With regard to Saddam's nuclear capability, Gary Kamiya states, or reports Kenneth Pollack as stating, that "[Saddam] is known to be building up his arsenal as quickly as possible and seeking enriched uranium, the final ingredient it is thought he needs to build a hydrogen bomb." [Emphasis mine]

A hydrogen bomb is a fusion weapon constructed using various light isotopes such as deuterium, tritium [isotopes of hydrogen] and lithium-6, although a uranium/plutonium fission device is required to initiate the extreme temperatures and pressures to enable the fusion reaction to proceed. They also may typically have an explosive yield of 10 megatons [10,000,000] TNT equivalent, quite capable of obliterating entire metropolises the size of Greater London or Greater New York.

A fission weapon requires that an appropriate mass of weapons-grade uranium or plutonium be brought together with suitable moderating elements to slow down the reactive neutrons to an energy suitable to propagate a fission chain reaction. The explosive power of fission weapons is typically tens of kilotons [10,000] TNT equivalent, which would take out, say, Manhattan [and leave surrounding areas distinctly iffy to live in due to radioactive fallout] and they are substantially easier to develop than "strategic" fusion weapons. So, in the interests of accuracy [if not the Bush administration's attempts to force an extreme foreign policy onto the USA & rest-of-the world population by considerations of panic alone], I would say that Mr. Kamiya [or is it Mr. Pollack?] is mistaken in stating that Saddam is anywhere near developing the hydrogen bomb. However, this does not preclude the possibility that he is "only months away" from completing a functional fission weapon, which would in any case be a prerequisite to a hydrogen bomb.

-- Hamish Muirhead

What a powerful analysis. The Bush doctrine is classic "groupthink" and a prescription for disaster far greater than the "Bay of Pigs," the push beyond the 38th parallel or the Gulf of Tonkin.
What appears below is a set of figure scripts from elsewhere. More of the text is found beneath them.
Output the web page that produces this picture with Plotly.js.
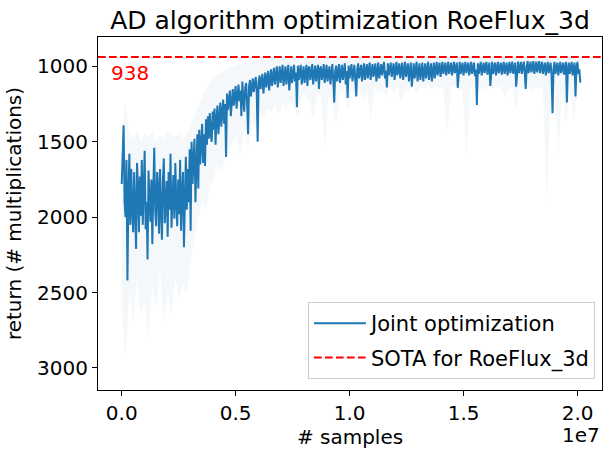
<!DOCTYPE html>
<html>
<head>
<meta charset="utf-8">
<script src="https://cdn.plot.ly/plotly-3.0.1.min.js"></script>
<style>
  html, body { margin: 0; padding: 0; background: #fff; }
  #myDiv { width: 615px; height: 455px; }
</style>
</head>
<body>
<div id="myDiv"></div>
<script>

// samples between two logged points
var xStep = 42000;

// mean return (# multiplications) per logged point
var returns = [
	1780, 1560, 1390, 1900, 2000, 1620, 2420, 1850, 1580, 2050,
	1680, 1950, 2100, 1700, 1890, 2210, 1640, 1800, 2100, 1730,
	1990, 1620, 2050, 1760, 1560, 2080, 1900, 2280, 1690, 1870,
	2030, 1750, 2180, 1820, 1540, 1960, 2060, 1700, 1800, 2110,
	1680, 1930, 2150, 1760, 1610, 2040, 1880, 1760, 2130, 1700,
	1950, 1580, 2070, 1820, 1720, 2010, 1640, 1900, 2060, 1750,
	1980, 1620, 2090, 1840, 1700, 2200, 1780, 1600, 1950, 1680,
	1900, 1550, 2090, 1500, 1780, 1620, 1480, 1900, 1560, 1450,
	1810, 1420, 1650, 1500, 1380, 1640, 1450, 1660, 1350, 1520,
	1330, 1480, 1310, 1450, 1500, 1300, 1420, 1280, 1520, 1350,
	1260, 1450, 1300, 1240, 1400, 1280, 1220, 1380, 1250, 1600,
	1180, 1290, 1220, 1160, 1330, 1200, 1150, 1260, 1190, 1130,
	1280, 1170, 1120, 1230, 1160, 1330, 1100, 1210, 1300, 1140,
	1110, 1250, 1450, 1130, 1090, 1200, 1150, 1080, 1170, 1120,
	1070, 1160, 1500, 1100, 1060, 1150, 1090, 1050, 1180, 1080,
	1040, 1140, 1070, 1030, 1160, 1090, 1020, 1130, 1060, 1010,
	1120, 1050, 1000, 1140, 1060, 1000, 1110, 1040, 990, 1130,
	1050, 1000, 1120, 1030, 990, 1160, 1040, 1000, 1110, 1020,
	990, 1100, 1040, 1270, 995, 1090, 1020, 990, 1120, 1030,
	1000, 1110, 1040, 990, 1130, 1020, 1000, 1090, 1050, 985,
	1120, 1030, 995, 1100, 1040, 990, 1150, 1020, 1000, 1090,
	1050, 985, 1110, 1030, 990, 1100, 1040, 1000, 1120, 1020,
	985, 1090, 1240, 1030, 995, 1100, 1040, 985, 1110, 1020,
	990, 1090, 1050, 980, 1120, 1030, 1210, 995, 1080, 1040,
	985, 1100, 1030, 990, 1090, 1200, 1020, 980, 1080, 1040,
	990, 1100, 1020, 980, 1090, 1040, 985, 1080, 1030, 975,
	1090, 1040, 985, 1070, 1020, 980, 1100, 1030, 975, 1080,
	1040, 985, 1060, 1020, 970, 1080, 1030, 1140, 980, 1060,
	1020, 975, 1070, 1030, 980, 1090, 1040, 970, 1060, 1020,
	980, 1080, 1030, 975, 1090, 1040, 970, 1070, 1020, 980,
	1100, 1040, 975, 1135, 1030, 980, 1080, 1040, 970, 1100,
	1030, 980, 1090, 1040, 975, 1100, 1050, 980, 1080, 1030,
	970, 1090, 1040, 980, 1100, 1030, 975, 1080, 1040, 970,
	1060, 1020, 975, 1070, 1030, 970, 1050, 1010, 975, 1060,
	1020, 970, 1050, 1010, 975, 1060, 1020, 970, 1045, 1010,
	975, 1142, 1020, 970, 1050, 1010, 975, 1060, 1020, 970,
	1045, 1005, 975, 1060, 1020, 970, 1050, 1010, 975, 1065,
	1020, 1255, 980, 1050, 1010, 970, 1060, 1020, 975, 1045,
	1010, 970, 1055, 1020, 975, 1130, 1010, 970, 1050, 1015,
	975, 1060, 1020, 970, 1045, 1010, 975, 1055, 1015, 970,
	1050, 1010, 975, 1060, 1020, 970, 1045, 1005, 968, 1050,
	1010, 975, 1135, 1015, 968, 1045, 1005, 970, 1050, 1010,
	968, 1040, 1150, 1000, 965, 1045, 1010, 968, 1040, 1000,
	965, 1050, 1010, 968, 1040, 1000, 965, 1045, 1010, 970,
	1050, 1010, 975, 1060, 1020, 970, 1045, 1010, 975, 1060,
	1310, 1020, 970, 1050, 1010, 975, 1060, 1020, 970, 1045,
	1010, 975, 1055, 1020, 970, 1240, 1015, 975, 1050, 1010,
	970, 1060, 1020, 975, 1200, 1010, 970, 1050, 1020, 1108
];

// spread around the mean, logged every fourth point
var bandBest = [
	1400, 1250, 1450, 1480, 1420, 1500, 1440, 1470, 1430, 1500,
	1460, 1480, 1420, 1450, 1470, 1440, 1480, 1450, 1400, 1330,
	1260, 1200, 1150, 1100, 1080, 1050, 1040, 1020, 1010, 1000,
	990, 980, 975, 970, 965, 960, 955, 955, 950, 950,
	945, 945, 945, 945, 940, 940, 940, 945, 940, 945,
	940, 945, 940, 940, 945, 940, 940, 935, 940, 945,
	940, 935, 940, 940, 945, 940, 935, 940, 940, 935,
	940, 945, 940, 935, 940, 940, 935, 940, 945, 940,
	935, 940, 940, 935, 940, 945, 940, 935, 940, 940,
	935, 940, 945, 940, 935, 940, 940, 935, 940, 945,
	940, 935, 940, 940, 935, 940, 945, 940, 935, 940,
	940, 935, 940, 945, 940, 935, 940, 940, 935, 940
];
var bandWorst = [
	2600, 2950, 2500, 2700, 2400, 2650, 2550, 2800, 2450, 2600,
	2350, 2700, 2500, 2650, 2400, 2550, 2450, 2500, 2300, 2150,
	2000, 1900, 1950, 1800, 1750, 1650, 1700, 1600, 1550, 1500,
	1450, 1600, 1400, 1550, 1350, 1400, 1300, 1350, 1280, 1300,
	1250, 1320, 1240, 1280, 1220, 1260, 1350, 1200, 1180, 1240,
	1350, 1200, 1170, 1550, 1190, 1250, 1400, 1180, 1160, 1300,
	1170, 1200, 1150, 1230, 1160, 1350, 1140, 1180, 1150, 1200,
	1140, 1170, 1130, 1250, 1150, 1160, 1130, 1180, 1140, 1150,
	1130, 1160, 1130, 1140, 1150, 1450, 1140, 1130, 1160, 1150,
	1600, 1140, 1130, 1150, 1140, 1160, 1130, 1150, 1140, 1130,
	1200, 1150, 1140, 1300, 1130, 1150, 1140, 1160, 1130, 1150,
	1140, 1900, 1150, 1130, 1600, 1150, 1400, 1140, 1350, 1200
];

var sota = 938;
var yTicks = [1000, 1500, 2000, 2500, 3000];
var xTicks = [0, 5e6, 1e7, 1.5e7, 2e7];
var xTickText = ['0.0', '0.5', '1.0', '1.5', '2.0'];

var blue = '#1f77b4';
var font = 'DejaVu Sans, sans-serif';

var xLine = [];
for (var i = 0; i < returns.length; i++) {
	xLine.push(i * xStep);
}
var xBand = [];
for (var j = 0; j < bandBest.length; j++) {
	xBand.push(j * 4 * xStep);
}

var bandLo = {
	x: xBand, y: bandBest,
	mode: 'lines', type: 'scatter',
	line: {width: 0, color: blue},
	showlegend: false, hoverinfo: 'skip'
};
var bandHi = {
	x: xBand, y: bandWorst,
	mode: 'lines', type: 'scatter',
	line: {width: 0, color: blue},
	fill: 'tonexty', fillcolor: 'rgba(31,119,180,0.05)',
	showlegend: false, hoverinfo: 'skip'
};
var joint = {
	x: xLine, y: returns,
	mode: 'lines', type: 'scatter',
	name: 'Joint optimization',
	legendrank: 1, legendgroup: 'joint',
	line: {width: 2, color: blue}
};

var axisCommon = {
	showgrid: false, zeroline: false,
	showline: true, mirror: true, linecolor: '#000', linewidth: 1,
	ticks: 'outside', ticklen: 5, tickwidth: 1, tickcolor: '#000',
	tickfont: {family: font, size: 20, color: '#000'}
};

var layout = {
	width: 615, height: 455,
	margin: {l: 98, r: 13, t: 37, b: 65},
	paper_bgcolor: '#fff', plot_bgcolor: '#fff',
	font: {family: font, color: '#000'},
	title: {
		text: 'AD algorithm optimization RoeFlux_3d',
		font: {family: font, size: 25, color: '#000'},
		x: 0.5, xref: 'paper', y: 0.956, yref: 'container', yanchor: 'middle'
	},
	xaxis: Object.assign({}, axisCommon, {
		range: [-1.04e6, 2.107e7],
		tickvals: xTicks, ticktext: xTickText,
		title: {text: '# samples', font: {family: font, size: 20, color: '#000'}, standoff: 2}
	}),
	yaxis: Object.assign({}, axisCommon, {
		range: [3146, 805],
		tickvals: yTicks,
		title: {text: 'return (# multiplications)', font: {family: font, size: 20, color: '#000'}, standoff: 10}
	}),
	shapes: [{
		type: 'line', xref: 'paper', x0: 0, x1: 1,
		yref: 'y', y0: sota, y1: sota,
		line: {color: 'red', width: 2, dash: '7.7px,3.3px'},
		showlegend: true, name: 'SOTA for RoeFlux_3d',
		legendrank: 2, legendgroup: 'sota'
	}],
	annotations: [{
		text: String(sota), showarrow: false,
		xref: 'x', x: -5.6e5, xanchor: 'left',
		yref: 'y', y: sota, yanchor: 'top', yshift: -2,
		font: {family: font, size: 20, color: 'red'}
	}, {
		text: '1e7', showarrow: false,
		xref: 'paper', x: 1, xanchor: 'right',
		yref: 'paper', y: -0.1275, yanchor: 'middle',
		font: {family: font, size: 20, color: '#000'}
	}],
	legend: {
		x: 0.986, xanchor: 'right', y: 0.031, yanchor: 'bottom',
		traceorder: 'grouped', tracegroupgap: 4, itemwidth: 52,
		bgcolor: 'rgba(255,255,255,0.8)', bordercolor: '#ccc', borderwidth: 1,
		font: {family: font, size: 21, color: '#000'}
	}
};

Plotly.newPlot('myDiv', [bandLo, bandHi, joint], layout, {displayModeBar: false, staticPlot: true});

</script>
</body>
</html>
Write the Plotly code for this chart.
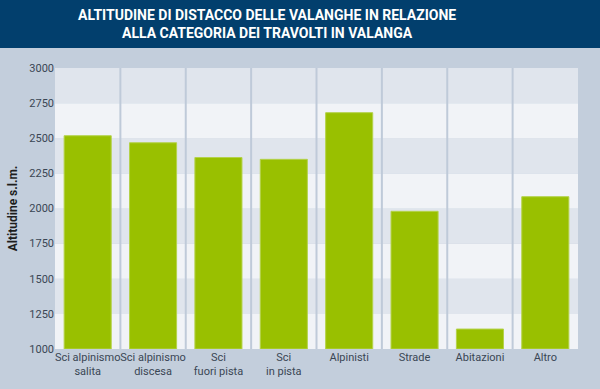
import plotly.graph_objects as go

title_lines = ["ALTITUDINE DI DISTACCO DELLE VALANGHE IN RELAZIONE",
               "ALLA CATEGORIA DEI TRAVOLTI IN VALANGA"]
categories = ["Sci alpinismo<br>salita", "Sci alpinismo<br>discesa", "Sci<br>fuori pista",
              "Sci<br>in pista", "Alpinisti", "Strade", "Abitazioni", "Altro"]
values = [2518, 2468, 2363, 2350, 2682, 1980, 1142, 2084]
y_ticks = [1000, 1250, 1500, 1750, 2000, 2250, 2500, 2750, 3000]
y_title = "Altitudine s.l.m."

BG = "#C3CEDC"
HEADER = "#023F6D"
DARK_BAND = "#E0E5ED"
LIGHT_BAND = "#F1F3F7"
GREEN = "#99C000"
FONT = "Roboto"

W, H = 600, 389
ml, mr, mt, mb = 55, 22, 68, 40
pw, ph = W - ml - mr, H - mt - mb

fig = go.Figure()
fig.add_trace(go.Bar(
    x=list(range(len(categories))), y=[v - y_ticks[0] for v in values],
    base=y_ticks[0], width=0.72,
    marker=dict(color=GREEN, line=dict(color="#B4D24A", width=1)),
    hoverinfo="skip",
))

shapes = []
# header
shapes.append(dict(type="rect", xref="paper", yref="paper", x0=-ml / pw - 0.05, x1=1 + mr / pw + 0.05,
                   y0=1 + (mt - 48) / ph, y1=1 + mt / ph + 0.05,
                   fillcolor=HEADER, line=dict(width=0), layer="below"))
# bands
for i in range(len(y_ticks) - 1):
    shapes.append(dict(type="rect", xref="paper", yref="y", x0=0, x1=1,
                       y0=y_ticks[i], y1=y_ticks[i + 1],
                       fillcolor=LIGHT_BAND if i % 2 == 0 else DARK_BAND,
                       line=dict(width=0), layer="below"))
# separators
for i in range(1, len(categories)):
    shapes.append(dict(type="line", xref="x", yref="paper", x0=i - 0.5, x1=i - 0.5,
                       y0=0, y1=1, line=dict(color="#BFCAD9", width=2), layer="below"))

fig.update_layout(
    width=W, height=H, margin=dict(l=ml, r=mr, t=mt, b=mb),
    paper_bgcolor=BG, plot_bgcolor=BG, showlegend=False,
    shapes=shapes,
    font=dict(family=FONT, color="#3A4654", size=11),
    xaxis=dict(range=[-0.5, len(categories) - 0.5], tickmode="array",
               tickvals=list(range(len(categories))), ticktext=categories,
               showgrid=False, zeroline=False, showline=False, ticks="", tickangle=0,
               automargin=False,
               tickfont=dict(size=11, color="#3A4654"), fixedrange=True),
    yaxis=dict(range=[y_ticks[0], y_ticks[-1]], tickvals=y_ticks, showgrid=False,
               zeroline=False, showline=False, ticks="", automargin=False,
               tickfont=dict(size=11, color="#3A4654"),
               title=dict(text="<b>" + y_title + "</b>", font=dict(size=12, color="#1E1E1E"), standoff=9),
               fixedrange=True),
    annotations=[dict(text="<b>" + "<br>".join(title_lines) + "</b>", xref="paper", yref="paper",
                      x=(267 - ml) / pw, y=1 + (mt - 24) / ph, xanchor="center", yanchor="middle",
                      showarrow=False, font=dict(size=14, color="white", family=FONT))],
)

fig.write_html("out.html", config={"displayModeBar": False},
               post_script="document.body.style.margin='0';document.body.style.padding='0';")
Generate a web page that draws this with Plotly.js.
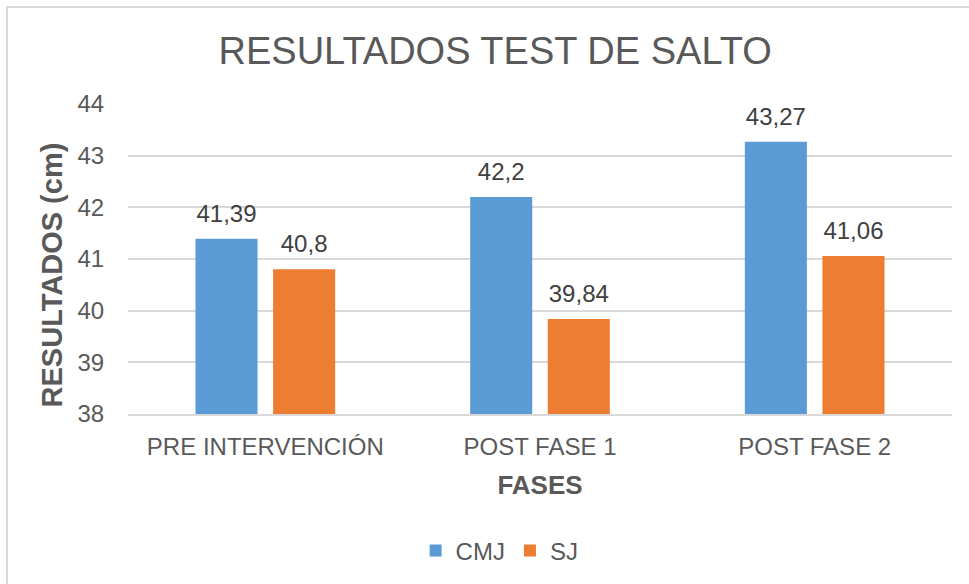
<!DOCTYPE html>
<html>
<head>
<meta charset="utf-8">
<script src="https://cdn.plot.ly/plotly-3.0.1.min.js"></script>
<style>
html,body{margin:0;padding:0;background:#fff;}
#wrap{position:relative;width:969px;height:584px;overflow:hidden;}
#chart{position:absolute;left:0;top:0;width:969px;height:584px;}
#frame{position:absolute;left:6px;top:6px;width:1000px;height:700px;border:2px solid #d9d9d9;pointer-events:none;}
</style>
</head>
<body>
<div id="wrap"><div id="chart"></div><div id="frame"></div></div>
<script>
const categories = ["PRE INTERVENCIÓN", "POST FASE 1", "POST FASE 2"];
const cmj = [41.39, 42.2, 43.27];
const sj = [40.8, 39.84, 41.06];
const seriesNames = ["CMJ", "SJ"];
const colors = ["#5B9BD5", "#ED7D31"];
const yTitle = "RESULTADOS (cm)";

const fmt = v => String(v).replace(".", ",");
const font = "Liberation Sans, Arial, sans-serif";

const barTraces = [cmj, sj].map((vals, i) => ({
  type: "bar",
  name: seriesNames[i],
  x: categories,
  y: vals.map(v => v - 38),
  base: 38,
  offsetgroup: String(i),
  marker: {color: colors[i]},
  hoverinfo: "skip"
}));

const labelTraces = [cmj, sj].map((vals, i) => ({
  type: "scatter",
  mode: "markers+text",
  name: seriesNames[i] + " labels",
  showlegend: false,
  x: categories,
  y: vals,
  offsetgroup: String(i),
  marker: {size: 16, opacity: 0, color: colors[i]},
  text: vals.map(fmt),
  textposition: "top center",
  cliponaxis: false,
  textfont: {family: font, size: 24, color: "#404040"},
  hoverinfo: "skip"
}));

const layout = {
  width: 969, height: 584,
  margin: {l: 128, r: 17, t: 104, b: 169},
  paper_bgcolor: "#fff", plot_bgcolor: "#fff",
  barmode: "group",
  scattermode: "group",
  bargap: 0.435,
  bargroupgap: 0.2,
  scattergap: 0.435,
  title: {text: "RESULTADOS TEST DE SALTO", font: {family: font, size: 38, color: "#595959"}, x: 0.511, xanchor: "center", y: 0.914, yanchor: "middle"},
  xaxis: {
    title: {text: "<b>FASES</b>", font: {family: font, size: 26, color: "#595959"}, standoff: 17},
    tickfont: {family: font, size: 24, color: "#595959"},
    showline: true, linecolor: "#d9d9d9", linewidth: 2,
    ticks: "", ticklabelstandoff: 10, fixedrange: true
  },
  yaxis: {
    range: [38, 44], dtick: 1,
    tickfont: {family: font, size: 24, color: "#595959"},
    gridcolor: "#d9d9d9", gridwidth: 2,
    zeroline: false, showline: false,
    ticks: "outside", ticklen: 18, tickcolor: "rgba(0,0,0,0)",
    fixedrange: true
  },
  annotations: [{
    text: "<b>" + yTitle + "</b>", textangle: -90,
    xref: "paper", yref: "paper", x: -0.0923, y: 0.45,
    xanchor: "center", yanchor: "middle", showarrow: false,
    font: {family: font, size: 29, color: "#595959"}
  }],
  showlegend: true,
  legend: {
    orientation: "h", x: 0.451, xanchor: "center", y: -0.437, yanchor: "middle",
    font: {family: font, size: 24, color: "#595959"},
    itemwidth: 30, traceorder: "normal"
  }
};

Plotly.newPlot("chart", barTraces.concat(labelTraces), layout, {displayModeBar: false, staticPlot: true});
</script>
</body>
</html>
In 25 years from now when China has military might greater than ours will we be looking for coalitions? Or do we expect to preemptively strike at their growing military industrial complex too? The only thing the piece lacked was the powerful influence of dispensationalists in the Bush White House. At least his father was an Episcopalian with a worldview beyond the Southern Baptist Convention and the State of Texas.

-- Thomas J. Zwemer

Is it just too terrible to contemplate, or has it been considered that the post-attack Iraq worst case scenarios outlined in Gary Kamiya's Oct. 7 article would actually be best case in the eyes of the Bush administration?

Stirring up hornets' nests of future terrorists would work well to justify the new national security doctrine with all its implications. Without an ever lurking evil, real or perceived, how can Bush & Co justify $396 billion in yearly military spending? When Bush and his buddies leave the White House, they will golden parachute to multimillion-dollar exec positions in oil companies, in the defense industry and in conservative hawkish think tanks.

Why are the American people allowing themselves to be so manipulated?